Breeley’s leg was dancing, the man was wound up tight.
‘We found optical glass on the pavement at Kendal Avenue. And a glasses screw inside the sheet the child was wrapped in. Your glasses – are they lost, or broken?’ said Janine.
‘Lost. I told you.’
‘Maybe they’re in the van,’ said Richard, ‘it’s just out there. We can have a look.’
‘No.’ He got to his feet quickly. ‘They’re not there.’
‘Won’t take a minute,’ Richard said, ‘and we can clear this up.’ Richard set off with Joe rushing after him, Janine and Mandy close behind.
‘No!’ Breeley was shouting, ‘You don’t go near my van.’ Breeley tried to grab Richard, pull him back but Richard, the bigger man shrugged him off.
‘No. Leave it!’
Richard reached the van and glanced in, turned back. ‘Here all along, one lens broken.’
‘It’s nothing!’ Breeley shouted, ‘Just a pair of specs.’
Richard pulled handcuffs out and moved quickly to Breeley. Began the caution, ‘Joseph Breeley, I am arresting you on suspicion of murder. You do not have to say anything…’
Mandy, her mouth open, was shaking her head. Then she began to shout, ‘Leave him alone, get off him, he hasn’t done anything. Leave him.’ The baby was crying and Janine steered them back towards the house. ‘Leave him alone,’ Mandy shouted, ‘where are you taking him?’
‘He’ll be at City Central Police Station while he helps us with our inquiries,’ Janine said. ‘We may wish to speak to you in due course.’
‘I can’t,’ Mandy said, ‘the kids… what about the kids?’
‘If necessary we can provide temporary child care while we speak to you if you can’t find anyone yourself.’
‘He didn’t… he couldn’t…’ she broke down.
Denying everything. Had she suspected her husband of such a crime? She had given him the alibi for the Saturday morning. Maybe that was genuine. The child could have been placed there another day, though that didn’t account for the noise of the van heard so early in the day.
Or maybe Mandy Breeley suspected her husband but wouldn’t admit it to herself.
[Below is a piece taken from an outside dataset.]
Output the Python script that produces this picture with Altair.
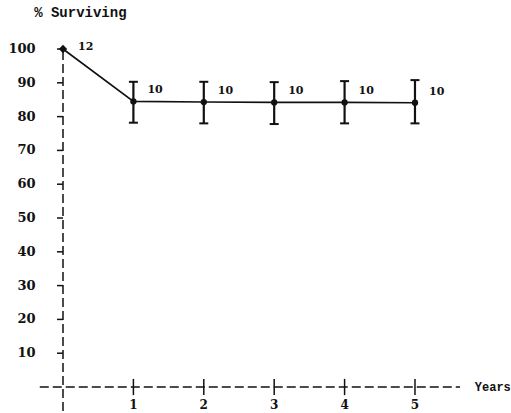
import altair as alt
import pandas as pd

# Survival over follow-up years
years = [0, 1, 2, 3, 4, 5]
pct_surviving = [100.0, 84.5, 84.3, 84.2, 84.2, 84.1]
ci_low = [None, 78.2, 78.0, 77.8, 78.0, 78.0]
ci_high = [None, 90.3, 90.3, 90.2, 90.5, 90.8]
n_patients = [12, 10, 10, 10, 10, 10]

y_tick_values = [10, 20, 30, 40, 50, 60, 70, 80, 90, 100]
x_tick_values = [1, 2, 3, 4, 5]

# Hand-drawn axes: extents in data units
X_AXIS_FROM, X_AXIS_TO = -0.33, 5.64
Y_AXIS_FROM, Y_AXIS_TO = -7.1, 100
Y_TICK_LEN = 0.085   # years
X_TICK_HALF = 2.4    # percent
Y_LABEL_X = -0.39
X_LABEL_Y = -5.4

W, H = 511, 413
xs = alt.Scale(domain=[-0.895, 6.364], nice=False, zero=False)
ys = alt.Scale(domain=[-7.69, 114.5], nice=False, zero=False)

INK = "#111111"
NUM_FONT = "DejaVu Serif"
MONO_FONT = "Liberation Mono"

data = pd.DataFrame({
    "year": years,
    "pct": pct_surviving,
    "lo": ci_low,
    "hi": ci_high,
    "n": n_patients,
})
bars = data.dropna(subset=["lo"])


def X(field):
    return alt.X(field, type="quantitative", scale=xs, axis=None)


def Y(field):
    return alt.Y(field, type="quantitative", scale=ys, axis=None)


# Dashed axis lines
axes_df = pd.DataFrame({
    "x": [X_AXIS_FROM, 0.0],
    "x2": [X_AXIS_TO, 0.0],
    "y": [0.0, Y_AXIS_FROM],
    "y2": [0.0, Y_AXIS_TO],
})
axis_lines = alt.Chart(axes_df).mark_rule(
    color=INK, strokeWidth=1.5, strokeDash=[9, 4]
).encode(x=X("x"), x2="x2", y=Y("y"), y2="y2")

# Y ticks pointing left
yt = pd.DataFrame({"v": y_tick_values})
y_ticks = alt.Chart(yt).transform_calculate(
    x0=f"{-Y_TICK_LEN}", x1="0"
).mark_rule(color=INK, strokeWidth=1.5).encode(
    x=X("x0"), x2="x1:Q", y=Y("v")
)
y_labels = alt.Chart(yt).transform_calculate(
    lx=f"{Y_LABEL_X}"
).mark_text(
    align="right", baseline="middle", font=NUM_FONT, fontSize=13,
    fontWeight="bold", color=INK
).encode(x=X("lx"), y=Y("v"), text="v:Q")

# X ticks crossing the axis
xt = pd.DataFrame({"v": x_tick_values})
x_ticks = alt.Chart(xt).transform_calculate(
    y0=f"{-X_TICK_HALF}", y1=f"{X_TICK_HALF}"
).mark_rule(color=INK, strokeWidth=1.5).encode(
    x=X("v"), y=Y("y0"), y2="y1:Q"
)
x_labels = alt.Chart(xt).transform_calculate(
    ly=f"{X_LABEL_Y}"
).mark_text(
    align="center", baseline="middle", font=NUM_FONT, fontSize=12,
    fontWeight="bold", color=INK
).encode(x=X("v"), y=Y("ly"), text="v:Q")

# Axis titles
y_title = alt.Chart(pd.DataFrame({"x": [Y_LABEL_X - 0.02], "y": [110.7], "t": ["% Surviving"]})).mark_text(
    align="left", baseline="middle", font=MONO_FONT, fontSize=14,
    fontWeight="bold", color=INK
).encode(x=X("x"), y=Y("y"), text="t:N")
x_title = alt.Chart(pd.DataFrame({"x": [X_AXIS_TO + 0.21], "y": [0.0], "t": ["Years"]})).mark_text(
    align="left", baseline="middle", font=MONO_FONT, fontSize=12,
    fontWeight="bold", color=INK
).encode(x=X("x"), y=Y("y"), text="t:N")

# Survival curve
curve = alt.Chart(data).mark_line(color=INK, strokeWidth=1.6).encode(
    x=X("year"), y=Y("pct")
)
err_rules = alt.Chart(bars).mark_rule(color=INK, strokeWidth=2.2).encode(
    x=X("year"), y=Y("lo"), y2="hi:Q"
)
caps_lo = alt.Chart(bars).mark_tick(
    orient="horizontal", color=INK, size=9, thickness=2, opacity=1
).encode(x=X("year"), y=Y("lo"))
caps_hi = alt.Chart(bars).mark_tick(
    orient="horizontal", color=INK, size=9, thickness=2, opacity=1
).encode(x=X("year"), y=Y("hi"))
dots = alt.Chart(bars).mark_point(
    filled=True, color=INK, size=40, opacity=1, shape="circle"
).encode(x=X("year"), y=Y("pct"))
start_dot = alt.Chart(data).transform_filter("datum.year == 0").mark_point(
    filled=True, color=INK, size=70, opacity=1, shape="diamond"
).encode(x=X("year"), y=Y("pct"))

# Patients at risk beside each point
n_start = alt.Chart(data).transform_filter("datum.year == 0").mark_text(
    align="left", baseline="middle", dx=15, dy=-2, font=NUM_FONT,
    fontSize=11, fontWeight="bold", color=INK
).encode(x=X("year"), y=Y("pct"), text="n:Q")
n_later = alt.Chart(data).transform_filter("datum.year > 0").mark_text(
    align="left", baseline="middle", dx=14, dy=-11, font=NUM_FONT,
    fontSize=11, fontWeight="bold", color=INK
).encode(x=X("year"), y=Y("pct"), text="n:Q")

chart = alt.layer(
    axis_lines, y_ticks, y_labels, x_ticks, x_labels, y_title, x_title,
    curve, err_rules, caps_lo, caps_hi, dots, start_dot, n_start, n_later,
).properties(
    width=W, height=H, autosize=alt.AutoSizeParams(type="none"), padding=0,
    background="white",
).configure_view(stroke=None)

chart.save("out.html", embed_options={"renderer": "svg", "actions": False})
Shut down the whispers in her head, made light of the worry gnawing away inside. Wanted to believe him innocent. To believe he was a good man, a decent man. Not think that the father of her children murdered another child.
Chapter 25
While Joe Breeley was booked in and a solicitor was arranged, Janine and Richard prepared the interview, going over all the facts, the evidence they had and the contradictions in what Breeley had told them so far.
Janine had sent CSIs to recover the van. In the lab, Joe Breeley’s glasses prescription was being compared to the broken lens found close to the manhole, and an examination was underway to see if the glasses screw fit the frames. In the custody suite, Breeley was being processed, having his fingerprints taken, giving a DNA sample and a hair from his head. The lab would look at the hair to see if it resembled the one recovered from inside the sheet. A DNA profile would establish if they came from the same person.